In today’s story of household “deleveraging” in America (okay, so this is very, very late since the data were released in August. Still … ):
2011q2 was the first time since 2004q4 that U.S. Household debt was less than 100% of Disposable Personal Income (click on the image for a less squished version):
2005q1 and 2011q1 were both at 100% exactly, or close enough.

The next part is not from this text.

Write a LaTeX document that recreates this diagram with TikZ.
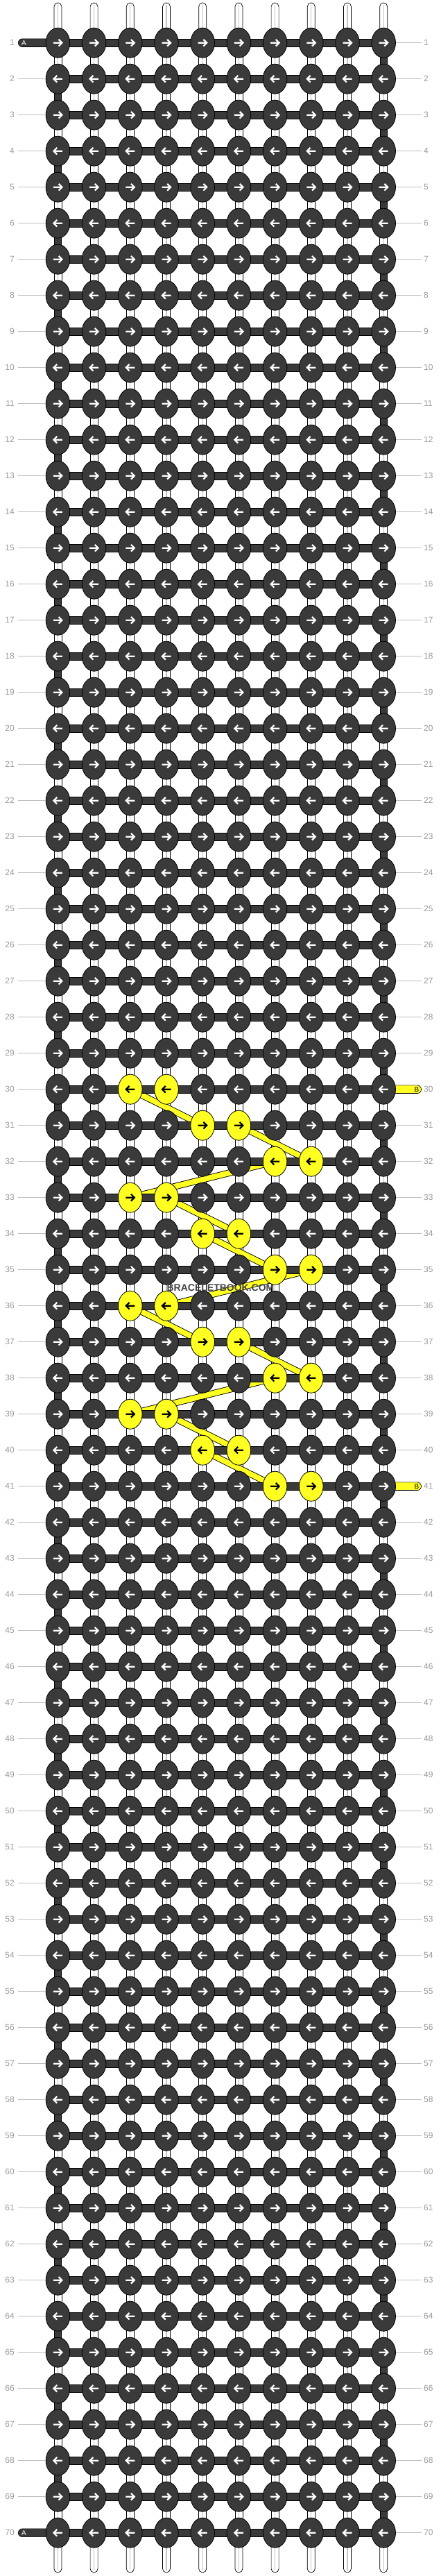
\documentclass[tikz,border=0pt]{standalone}
\usepackage{fontspec}
\setmainfont{Liberation Sans}
\usetikzlibrary{shapes.geometric}
\definecolor{kdark}{HTML}{3A3A3A}
\definecolor{kyel}{HTML}{FFFF22}
\definecolor{lblc}{HTML}{9A9A9A}
\definecolor{linec}{HTML}{BEBEBE}
\definecolor{midc}{HTML}{C4C4C4}
\definecolor{wmc}{HTML}{454545}
\begin{document}
\begin{tikzpicture}[x=1pt,y=-1pt,
  knot/.style={ellipse, draw=black, line width=0.8pt, minimum width=34.6pt, minimum height=43pt, inner sep=0pt},
  vwhite/.style={fill=white, draw=black, line width=0.7pt},
  vdark/.style={fill=kdark, draw=black, line width=0.7pt},
  midline/.style={draw=midc, line width=1.3pt},
  hbar/.style={fill=kdark, draw=black, line width=0.6pt},
  bandout/.style={draw=black, line width=9.6pt},
  bandin/.style={draw=kyel, line width=7.8pt},
  arr/.style={line width=2.2pt},
  lbl/.style={text=lblc, font=\fontsize{12}{12}\selectfont, inner sep=0pt},
  lblline/.style={draw=linec, line width=0.9pt},
  tlabel/.style={font=\fontsize{10}{10}\selectfont, inner sep=0pt}
]
\useasboundingbox (0,0) rectangle (636,3712);
\fill[white] (0,0) rectangle (636,3712);

% grid coordinates
\foreach \j in {1,...,70}{
  \foreach \i in {1,...,10}{
    \coordinate (c-\i-\j) at ({83.4+52.2*(\i-1)},{61.7+52*(\j-1)});
  }
}

% top and bottom strands
\foreach \i in {1,...,10}{
  \coordinate (t-\i) at ({83.4+52.2*(\i-1)},4);
  \coordinate (b-\i) at ({83.4+52.2*(\i-1)},3707);
  \draw[vwhite, rounded corners=5.5pt] ([xshift=-5.5pt]t-\i) rectangle ([xshift=5.5pt]c-\i-1);
  \draw[midline] ([yshift=-3pt]t-\i) -- (c-\i-1);
  \draw[vwhite, rounded corners=5.5pt] ([xshift=-5.5pt]c-\i-70) rectangle ([xshift=5.5pt]b-\i);
  \draw[midline] (c-\i-70) -- ([yshift=3pt]b-\i);
}

% vertical connectors between rows
\foreach \j in {1,...,69}{
  \pgfmathtruncatemacro{\jn}{\j+1}
  \ifodd\j \def\de{10}\else \def\de{1}\fi
  \foreach \i in {1,...,10}{
    \ifnum\i=\de\relax
      \draw[vdark] ([xshift=-5pt]c-\i-\j) rectangle ([xshift=5pt]c-\i-\jn);
    \else
      \draw[vwhite] ([xshift=-5.5pt]c-\i-\j) rectangle ([xshift=5.5pt]c-\i-\jn);
      \draw[midline] (c-\i-\j) -- (c-\i-\jn);
    \fi
  }
}

% yellow thread bands
\foreach \a/\b in {3-30/5-31, 6-31/8-32, 7-32/3-33, 4-33/6-34, 5-34/7-35, 8-35/4-36, 3-36/5-37, 6-37/8-38, 7-38/3-39, 4-39/6-40, 5-40/7-41}{
  \draw[bandout] (c-\a) -- (c-\b);
}
\foreach \a/\b in {3-30/5-31, 6-31/8-32, 7-32/3-33, 4-33/6-34, 5-34/7-35, 8-35/4-36, 3-36/5-37, 6-37/8-38, 7-38/3-39, 4-39/6-40, 5-40/7-41}{
  \draw[bandin] (c-\a) -- (c-\b);
}

% thread A (left, rows 1 and 70)
\foreach \j in {1,70}{
  \coordinate (a-\j) at (26.3,{61.7+52*(\j-1)});
  \draw[hbar, rounded corners=5.85pt] ([yshift=5.85pt]a-\j) rectangle ([yshift=-5.85pt]c-1-\j);
}
% thread B (right, rows 30 and 41)
\foreach \j in {30,41}{
  \coordinate (bt-\j) at (607.5,{61.7+52*(\j-1)});
  \draw[fill=kyel, draw=black, line width=0.7pt, rounded corners=5.85pt] ([yshift=5.85pt]c-10-\j) rectangle ([yshift=-5.85pt]bt-\j);
}

% horizontal bars
\foreach \j in {1,...,70}{
  \draw[hbar] ([yshift=5.85pt]c-1-\j) rectangle ([yshift=-5.85pt]c-10-\j);
}

% yellow knot list
\foreach \p in {3-30,4-30,5-31,6-31,7-32,8-32,3-33,4-33,5-34,6-34,7-35,8-35,3-36,4-36,5-37,6-37,7-38,8-38,3-39,4-39,5-40,6-40,7-41,8-41}{
  \expandafter\gdef\csname kyel@\p\endcsname{}
}

% knots
\foreach \j in {1,...,70}{
  \foreach \i in {1,...,10}{
    \ifcsname kyel@\i-\j\endcsname
      \node[knot, fill=kyel] (k-\i-\j) at (c-\i-\j) {};
      \def\ac{black}
    \else
      \node[knot, fill=kdark] (k-\i-\j) at (c-\i-\j) {};
      \def\ac{white}
    \fi
    \ifodd\j
      \draw[arr, draw=\ac, shift={(c-\i-\j)}] (-6.5,0) -- (5.5,0) (1.2,-4.8) -- (6,0) -- (1.2,4.8);
    \else
      \draw[arr, draw=\ac, shift={(c-\i-\j)}] (6.5,0) -- (-5.5,0) (-1.2,-4.8) -- (-6,0) -- (-1.2,4.8);
    \fi
  }
}

% row labels and guide lines
\foreach \j in {1,...,70}{
  \node[lbl, anchor=east] (ll-\j) at (21,{61.7+52*(\j-1)}) {\j};
  \node[lbl, anchor=west] (rl-\j) at (611,{61.7+52*(\j-1)}) {\j};
  \ifnum\j=1 \else\ifnum\j=70 \else
    \draw[lblline] ([xshift=5.3pt]ll-\j.east) -- (k-1-\j.west);
  \fi\fi
  \ifnum\j=30 \else\ifnum\j=41 \else
    \draw[lblline] (k-10-\j.east) -- ([xshift=-3.5pt]rl-\j.west);
  \fi\fi
}

% thread letters
\node[tlabel, text=white] (atx-1) at (34.5,61.7) {A};
\node[tlabel, text=white] (atx-70) at (34.5,3649.7) {A};
\node[tlabel, text=black] (btx-30) at (601,1569.7) {B};
\node[tlabel, text=black] (btx-41) at (601,2141.7) {B};

% watermark
\node[font=\bfseries\fontsize{14}{14}\selectfont, text=wmc, inner sep=0pt] (wm) at (318,1856) {BRACELETBOOK.COM};
\end{tikzpicture}
\end{document}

In the period 1999q2 to 2006q3, distressed household debt averaged 4.35% and was never higher than 5.06%. Distressed household debt was at 9.86% in 2011q2, having peaked at 11.98% in 2009q4. As the Fed’s credit conditions report highlights, that was the 6th straight quarter of improvement. However, the quarter-to-quarter falls have been quite low: 0.04 percentage points (2009q4 to 2010q1), 0.58 p.p., 0.26 p.p., 0.31 p.p., 0.31 p.p. and 0.62 p.p. (2011q1 to 2011q2). If we assume a continuing fall of 0.4 percentage points per quarter, it’ll take another 14 quarters – that’s 2014q4 – to return to the pre-crisis average.
Of course, a resumption of growth in consumption is not contingent on that happening (maybe we’ll see a jump in incomes for some reason – I’m looking at you, policy makers), but it’s still pretty depressing.
Crucially, too, everything here only looks at aggregate, or average, numbers and if you think the balance-sheet recession story carries any weight at all, you should be very, very interested in the distributional effects.